# [TASK GOAL]
Transcribe the listing verbatim. Do not carry over any pictures.

┌─ DATA EXTRACT

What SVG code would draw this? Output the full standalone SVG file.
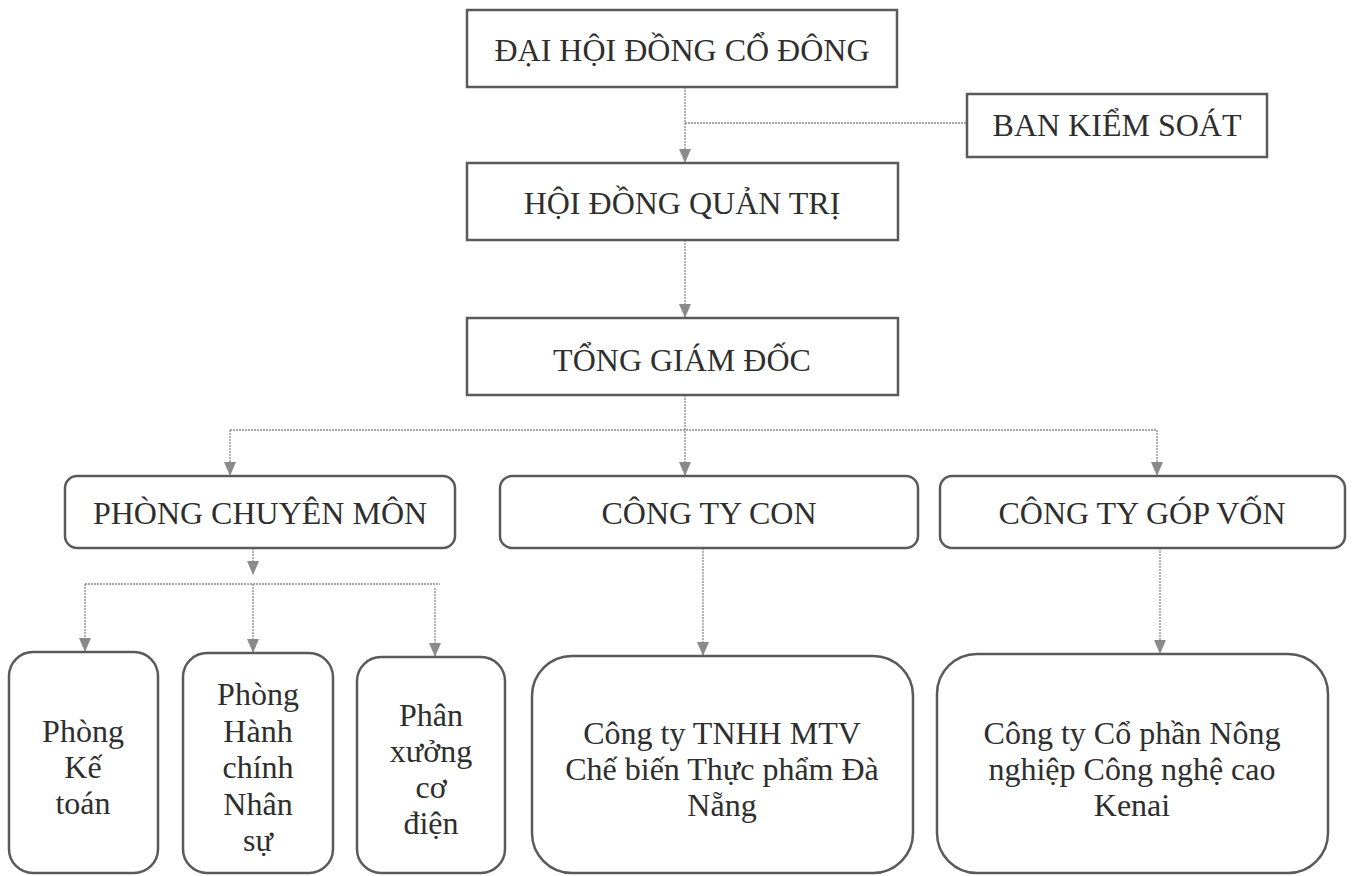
<svg xmlns="http://www.w3.org/2000/svg" width="1355" height="876" viewBox="0 0 1355 876">
<style>
.box{fill:#fff;stroke:#5a5a5a;stroke-width:2.5}
.t{font-family:"Liberation Serif","Times New Roman",serif;font-size:32px;fill:#2e2e2e;text-anchor:middle}
.c{fill:none;stroke:#8a8a8a;stroke-width:1.3;stroke-dasharray:2 1}
.a{marker-end:url(#ah)}
</style>
<defs>
<marker id="ah" viewBox="0 0 14 12" refX="14" refY="6" markerWidth="14" markerHeight="12" markerUnits="userSpaceOnUse" orient="auto">
<path d="M0,0 L14,6 L0,12 Z" fill="#8a8a8a"/>
</marker>
</defs>
<rect width="1355" height="876" fill="#fff"/>
<g id="connectors">
<line class="c a" x1="685" y1="87" x2="685" y2="163"/>
<line class="c" x1="685" y1="123" x2="967" y2="123"/>
<line class="c a" x1="685" y1="240" x2="685" y2="318"/>
<line class="c a" x1="685" y1="395" x2="685" y2="476"/>
<line class="c" x1="230" y1="430" x2="1157" y2="430"/>
<line class="c a" x1="230" y1="430" x2="230" y2="476"/>
<line class="c a" x1="1157" y1="430" x2="1157" y2="476"/>
<line class="c a" x1="253" y1="548" x2="253" y2="575"/>
<line class="c" x1="85" y1="584" x2="440" y2="584"/>
<line class="c a" x1="85" y1="584" x2="85" y2="652"/>
<line class="c a" x1="253" y1="584" x2="253" y2="653"/>
<line class="c a" x1="435" y1="588" x2="435" y2="657"/>
<line class="c a" x1="703" y1="548" x2="703" y2="656"/>
<line class="c a" x1="1160" y1="548" x2="1160" y2="654"/>
</g>
<g id="n-dhdcd"><rect class="box" x="467" y="10" width="430" height="77"/><text class="t" x="682" y="61">ĐẠI HỘI ĐỒNG CỔ ĐÔNG</text></g>
<g id="n-bks"><rect class="box" x="967" y="94" width="300" height="63"/><text class="t" x="1117" y="136">BAN KIỂM SOÁT</text></g>
<g id="n-hdqt"><rect class="box" x="467" y="163" width="431" height="77"/><text class="t" x="682" y="214">HỘI ĐỒNG QUẢN TRỊ</text></g>
<g id="n-tgd"><rect class="box" x="467" y="318" width="431" height="77"/><text class="t" x="682" y="371">TỔNG GIÁM ĐỐC</text></g>
<g id="n-pcm"><rect class="box" x="65" y="476" width="390" height="72" rx="12"/><text class="t" x="260" y="524">PHÒNG CHUYÊN MÔN</text></g>
<g id="n-ctc"><rect class="box" x="500" y="476" width="418" height="72" rx="12"/><text class="t" x="709" y="524">CÔNG TY CON</text></g>
<g id="n-ctgv"><rect class="box" x="940" y="476" width="405" height="72" rx="12"/><text class="t" x="1142" y="524">CÔNG TY GÓP VỐN</text></g>
<g id="n-pkt"><rect class="box" x="9" y="652" width="149" height="221" rx="24"/><text class="t" x="83"><tspan x="83" y="742">Phòng</tspan><tspan x="83" y="778">Kế</tspan><tspan x="83" y="814">toán</tspan></text></g>
<g id="n-phcns"><rect class="box" x="183" y="653" width="150" height="220" rx="24"/><text class="t" x="258"><tspan x="258" y="705">Phòng</tspan><tspan x="258" y="742">Hành</tspan><tspan x="258" y="778">chính</tspan><tspan x="258" y="815">Nhân</tspan><tspan x="258" y="851">sự</tspan></text></g>
<g id="n-pxcd"><rect class="box" x="357" y="657" width="148" height="216" rx="24"/><text class="t" x="431"><tspan x="431" y="726">Phân</tspan><tspan x="431" y="762">xưởng</tspan><tspan x="431" y="798">cơ</tspan><tspan x="431" y="834">điện</tspan></text></g>
<g id="n-cttnhh"><rect class="box" x="532" y="656" width="381" height="217" rx="40"/><text class="t" x="722"><tspan x="722" y="744">Công ty TNHH MTV</tspan><tspan x="722" y="780">Chế biến Thực phẩm Đà</tspan><tspan x="722" y="816">Nẵng</tspan></text></g>
<g id="n-kenai"><rect class="box" x="937" y="654" width="391" height="219" rx="40"/><text class="t" x="1132"><tspan x="1132" y="744">Công ty Cổ phần Nông</tspan><tspan x="1132" y="780">nghiệp Công nghệ cao</tspan><tspan x="1132" y="816">Kenai</tspan></text></g>
</svg>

└─

# [SOLUTION TO THIS EXERCISE]
What SVG code would draw this? Output the full standalone SVG file.
<svg xmlns="http://www.w3.org/2000/svg" width="1355" height="876" viewBox="0 0 1355 876">
<style>
.box{fill:#fff;stroke:#5a5a5a;stroke-width:2.5}
.t{font-family:"Liberation Serif","Times New Roman",serif;font-size:32px;fill:#2e2e2e;text-anchor:middle}
.c{fill:none;stroke:#8a8a8a;stroke-width:1.3;stroke-dasharray:2 1}
.a{marker-end:url(#ah)}
</style>
<defs>
<marker id="ah" viewBox="0 0 14 12" refX="14" refY="6" markerWidth="14" markerHeight="12" markerUnits="userSpaceOnUse" orient="auto">
<path d="M0,0 L14,6 L0,12 Z" fill="#8a8a8a"/>
</marker>
</defs>
<rect width="1355" height="876" fill="#fff"/>
<g id="connectors">
<line class="c a" x1="685" y1="87" x2="685" y2="163"/>
<line class="c" x1="685" y1="123" x2="967" y2="123"/>
<line class="c a" x1="685" y1="240" x2="685" y2="318"/>
<line class="c a" x1="685" y1="395" x2="685" y2="476"/>
<line class="c" x1="230" y1="430" x2="1157" y2="430"/>
<line class="c a" x1="230" y1="430" x2="230" y2="476"/>
<line class="c a" x1="1157" y1="430" x2="1157" y2="476"/>
<line class="c a" x1="253" y1="548" x2="253" y2="575"/>
<line class="c" x1="85" y1="584" x2="440" y2="584"/>
<line class="c a" x1="85" y1="584" x2="85" y2="652"/>
<line class="c a" x1="253" y1="584" x2="253" y2="653"/>
<line class="c a" x1="435" y1="588" x2="435" y2="657"/>
<line class="c a" x1="703" y1="548" x2="703" y2="656"/>
<line class="c a" x1="1160" y1="548" x2="1160" y2="654"/>
</g>
<g id="n-dhdcd"><rect class="box" x="467" y="10" width="430" height="77"/><text class="t" x="682" y="61">ĐẠI HỘI ĐỒNG CỔ ĐÔNG</text></g>
<g id="n-bks"><rect class="box" x="967" y="94" width="300" height="63"/><text class="t" x="1117" y="136">BAN KIỂM SOÁT</text></g>
<g id="n-hdqt"><rect class="box" x="467" y="163" width="431" height="77"/><text class="t" x="682" y="214">HỘI ĐỒNG QUẢN TRỊ</text></g>
<g id="n-tgd"><rect class="box" x="467" y="318" width="431" height="77"/><text class="t" x="682" y="371">TỔNG GIÁM ĐỐC</text></g>
<g id="n-pcm"><rect class="box" x="65" y="476" width="390" height="72" rx="12"/><text class="t" x="260" y="524">PHÒNG CHUYÊN MÔN</text></g>
<g id="n-ctc"><rect class="box" x="500" y="476" width="418" height="72" rx="12"/><text class="t" x="709" y="524">CÔNG TY CON</text></g>
<g id="n-ctgv"><rect class="box" x="940" y="476" width="405" height="72" rx="12"/><text class="t" x="1142" y="524">CÔNG TY GÓP VỐN</text></g>
<g id="n-pkt"><rect class="box" x="9" y="652" width="149" height="221" rx="24"/><text class="t" x="83"><tspan x="83" y="742">Phòng</tspan><tspan x="83" y="778">Kế</tspan><tspan x="83" y="814">toán</tspan></text></g>
<g id="n-phcns"><rect class="box" x="183" y="653" width="150" height="220" rx="24"/><text class="t" x="258"><tspan x="258" y="705">Phòng</tspan><tspan x="258" y="742">Hành</tspan><tspan x="258" y="778">chính</tspan><tspan x="258" y="815">Nhân</tspan><tspan x="258" y="851">sự</tspan></text></g>
<g id="n-pxcd"><rect class="box" x="357" y="657" width="148" height="216" rx="24"/><text class="t" x="431"><tspan x="431" y="726">Phân</tspan><tspan x="431" y="762">xưởng</tspan><tspan x="431" y="798">cơ</tspan><tspan x="431" y="834">điện</tspan></text></g>
<g id="n-cttnhh"><rect class="box" x="532" y="656" width="381" height="217" rx="40"/><text class="t" x="722"><tspan x="722" y="744">Công ty TNHH MTV</tspan><tspan x="722" y="780">Chế biến Thực phẩm Đà</tspan><tspan x="722" y="816">Nẵng</tspan></text></g>
<g id="n-kenai"><rect class="box" x="937" y="654" width="391" height="219" rx="40"/><text class="t" x="1132"><tspan x="1132" y="744">Công ty Cổ phần Nông</tspan><tspan x="1132" y="780">nghiệp Công nghệ cao</tspan><tspan x="1132" y="816">Kenai</tspan></text></g>
</svg>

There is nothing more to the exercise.